Richard RUTATINA : - Effectivement, au colloque organisé à Kigali par la commission nationale de lutte contre le génocide, qui s'est tenu les 9 et 10 décembre dernier, on a entendu mon collègue le brigadier général Jérôme Ngendahimana, ce qui était à cette époque un haut gradé des ex-FAR réfugiées au Zaïre et qui nous combattait, raconter ce qui s'est effectivement passé, vu de son côté. Comment les réfugiés sont-ils donc rentrés au Rwanda en aussi bonne santé que possible ? Ils avaient été poussés hors de leur pays par l'armée et les milices du gouvernement génocidaire pour des raisons stratégiques et militaires. Ils avaient servi de boucliers humains. Les forces génocidaires croyaient pouvoir se servir des réfugiés pour se protéger contre toute attaque et pour préparer eux-mêmes la reconquête du Rwanda. La guerre du Congo nous a été imposée pour empêcher la déstabilisation du Rwanda. Elle s'est faite dans des conditions extrêmement difficiles. Ce n'était pas une partie de campagne. Il y a eu des combats extrêmement durs contre ceux qui utilisaient les réfugiés comme boucliers humains, et forcément, on a déploré des victimes collatérales.
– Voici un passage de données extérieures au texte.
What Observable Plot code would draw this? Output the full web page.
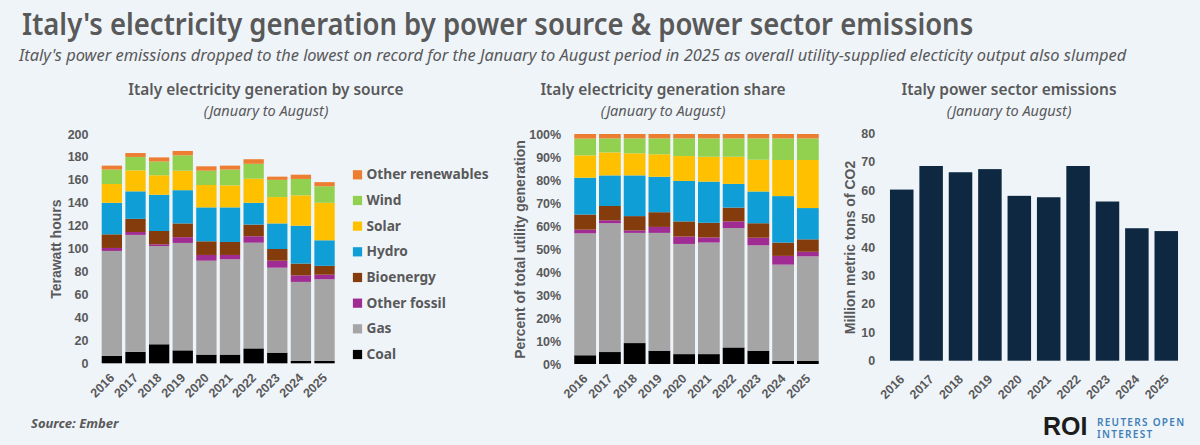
<!DOCTYPE html>
<html><head><meta charset="utf-8">
<script src="https://cdn.jsdelivr.net/npm/d3@7"></script>
<script src="https://cdn.jsdelivr.net/npm/@observablehq/plot@0.6"></script>
<style>
html,body{margin:0;padding:0;background:#eff4f9;width:1200px;height:445px;overflow:hidden}
.t{position:absolute;white-space:nowrap;color:#595959;font-family:"Noto Sans",sans-serif}
.c{text-align:center}
.n{transform:scaleX(.965)}
.p{position:absolute}
.p svg{background:transparent;display:block;overflow:visible}
.p [aria-label="y-axis label"] text{font-size:14px;font-weight:700}
.p [aria-label="x-axis tick label"] text,.p [aria-label="y-axis tick label"] text{font-size:12.5px;font-weight:700}
</style></head><body>
<div class="t" style="left:22px;top:3px;font-size:30px;font-weight:600;line-height:42px;transform:scaleX(.915);transform-origin:left">Italy's electricity generation by power source &amp; power sector emissions</div>
<div class="t" style="left:19px;top:43px;font-size:17px;font-style:italic;line-height:24px;transform:scaleX(.966);transform-origin:left">Italy's power emissions dropped to the lowest on record for the January to August period in 2025 as overall utility-supplied electicity output also slumped</div>
<div class="t c n" style="left:66px;width:400px;top:78px;font-size:16px;font-weight:600;line-height:22px">Italy electricity generation by source</div>
<div class="t c" style="left:66px;width:400px;top:100px;font-size:14.5px;font-style:italic;line-height:20px">(January to August)</div>
<div class="t c n" style="left:463px;width:400px;top:78px;font-size:16px;font-weight:600;line-height:22px">Italy electricity generation share</div>
<div class="t c" style="left:463px;width:400px;top:100px;font-size:14.5px;font-style:italic;line-height:20px">(January to August)</div>
<div class="t c n" style="left:809px;width:400px;top:78px;font-size:16px;font-weight:600;line-height:22px">Italy power sector emissions</div>
<div class="t c" style="left:809px;width:400px;top:100px;font-size:14.5px;font-style:italic;line-height:20px">(January to August)</div>
<div class="t" style="left:31px;top:414px;font-size:13px;font-weight:700;font-style:italic;line-height:18px">Source: Ember</div>
<div class="t" style="left:1043px;top:411px;font-size:25px;font-weight:800;color:#1c1c1c;line-height:30px;font-family:'Liberation Sans',sans-serif">ROI</div>
<div class="t" style="left:1097px;top:416px;font-size:10px;font-weight:600;color:#3f7fb8;letter-spacing:1.3px;line-height:12px">REUTERS OPEN<br>INTEREST</div>
<div id="a" class="p" style="left:30px;top:120px"></div>
<div id="l" class="p" style="left:345px;top:160px"></div>
<div id="b" class="p" style="left:500px;top:120px"></div>
<div id="c" class="p" style="left:830px;top:120px"></div>
<script>
const years = ["2016","2017","2018","2019","2020","2021","2022","2023","2024","2025"];
const sources = ["Coal","Gas","Other fossil","Bioenergy","Hydro","Solar","Wind","Other renewables"];
const colors = ["#000000","#a5a5a5","#a02b93","#843c0c","#0f9ed5","#ffc000","#92d050","#ed7d31"];

// cumulative tops, TWh
const twhCoal   = [6.4,10,16.6,11.3,7.6,7.6,13,9.3,2,2];
const twhGas    = [98,112,102.3,105,89.5,90.7,105.2,83.4,71,73.3];
const twhFossil = [100.6,114.5,103.8,110,94.5,94.5,110.8,89.5,76.7,77.3];
const twhBio    = [112.5,126,115.4,122,106.4,105.8,121,99.7,87,85];
const twhHydro  = [140,150,147,151,136,136,140,122,120,107.3];
const twhSolar  = [156.4,168.3,164,168,155.5,155.2,161,145,146.5,140];
const twhWind   = [169,180,176,181.4,168,169,174,160,160.8,154.4];
const twhOther  = [172.4,183.4,179.6,185.2,171.8,172.4,178,162.8,164.5,158];

// cumulative tops, percent
const pctCoal   = [3.8,5.2,9.1,5.8,4.3,4.3,7.2,5.8,1.3,1.3];
const pctGas    = [56.8,61.2,57,57,52.2,52.8,59.1,51.6,43.2,46.8];
const pctFossil = [58.4,62.5,58.1,59.6,55.4,55,62,54.9,47,48.8];
const pctBio    = [65,68.7,64.3,66,62,61.4,68,61.2,52.8,54.2];
const pctHydro  = [81,82,82,81.4,79.6,79.3,78.3,75,73,67.8];
const pctSolar  = [90.7,92,91.6,91.2,90.4,90.1,90.1,88.8,88.7,88.7];
const pctWind   = [98,98.1,98.1,98.1,98.1,98.1,98.1,98.1,98.1,98.1];
const pctOther  = [100,100,100,100,100,100,100,100,100,100];

const emissions = [60.2,68.5,66.3,67.4,58,57.5,68.5,56,46.6,45.6];

const grey = "#595959";
const fontFamily = "'Liberation Sans',Arial,sans-serif";
function rows(cols){
  const out=[];
  years.forEach((year,i)=>cols.forEach((col,j)=>{
    out.push({year,source:sources[j],y1:j?cols[j-1][i]:0,y2:col[i]});
  }));
  return out;
}
function chart({data,yDomain,yTicks,yFormat,label,labelOffset,width,height,ml,mr,mt,mb,padding,fill,colorScale,xPad,yPad}){
  return Plot.plot({
    width,height,marginLeft:ml,marginRight:mr,marginTop:mt,marginBottom:mb,
    style:{background:"transparent",color:grey,fontFamily},
    x:{domain:years,padding,round:false,label:null},
    y:{domain:yDomain,label:null},
    color:colorScale,
    marks:[
      Plot.axisX({tickRotate:-45,tickSize:0,tickPadding:xPad,label:null,fill:grey}),
      Plot.axisY({ticks:yTicks,tickFormat:yFormat,tickSize:0,tickPadding:yPad,label,labelAnchor:"center",labelArrow:"none",labelOffset,fill:grey}),
      Plot.rectY(data,{x:"year",y1:"y1",y2:"y2",fill,stroke:null})
    ]
  });
}
const colorScale = {domain:sources,range:colors};
const twh = rows([twhCoal,twhGas,twhFossil,twhBio,twhHydro,twhSolar,twhWind,twhOther]);
const pct = rows([pctCoal,pctGas,pctFossil,pctBio,pctHydro,pctSolar,pctWind,pctOther]);
document.getElementById("a").append(chart({
  data:twh,yDomain:[0,200],yTicks:d3.range(0,201,20),label:"Terawatt hours",labelOffset:48,xPad:12,yPad:10.4,
  width:320,height:300,ml:68.4,mr:12,mt:14,mb:56.7,padding:0.14,fill:"source",colorScale}));
document.getElementById("b").append(chart({
  data:pct,yDomain:[0,100],yTicks:d3.range(0,101,10),yFormat:d=>d+"%",label:"Percent of total utility generation",labelOffset:57,xPad:12,yPad:10.6,
  width:330,height:300,ml:71.3,mr:8.3,mt:14,mb:56,padding:0.12,fill:"source",colorScale}));
document.getElementById("c").append(chart({
  data:years.map((year,i)=>({year,y1:0,y2:emissions[i]})),yDomain:[0,80],yTicks:d3.range(0,81,10),label:"Million metric tons of CO2",labelOffset:40,xPad:16,yPad:9.4,
  width:360,height:300,ml:54.1,mr:6.1,mt:13.3,mb:59.3,padding:0.2,fill:()=>"#0e2841"}));
const legendOrder = sources.slice().reverse();
document.getElementById("l").append(Plot.plot({
  width:160,height:205,margin:0,marginTop:14.3,marginBottom:11,
  style:{background:"transparent",color:grey,fontFamily:"'Noto Sans',sans-serif"},
  x:{axis:null,domain:[0,1],range:[0,160]},
  y:{type:"point",domain:legendOrder,padding:0,round:false,axis:null},
  color:colorScale,
  marks:[
    Plot.dot(legendOrder,{y:d=>d,frameAnchor:"left",dx:12,symbol:"square",r:5.2,fill:d=>d,stroke:null}),
    Plot.text(legendOrder,{y:d=>d,text:d=>d,frameAnchor:"left",dx:21,fontSize:13.7,fontWeight:700,fill:grey})
  ]
}));
</script>
</body></html>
Que voulez-vous dire par une guerre qui vous aurait été imposée ?
Richard RUTATINA : - Les forces génocidaires avaient pris en otage des millions de Rwandais qu'elles espéraient utiliser comme un moyen de négociations pour obtenir un partage du pouvoir. Le Rwanda a été soumis à des attaques constantes, à des incursions armées quotidiennes. La communauté internationale se révélait incapable d'assurer la sécurité dans les camps qu’elle finançait, et de libérer les réfugiés de l'emprise des forces génocidaires. Il est d'autant plus choquant qu'aujourd'hui une commission de l'ONU accuse l'armée rwandaise d'avoir commis un génocide au Congo, alors que c'est l'incurie de la communauté internationale qui nous a forcé à une guerre d'autodéfense pour libérer les réfugiés maintenus en otage par des groupes armés.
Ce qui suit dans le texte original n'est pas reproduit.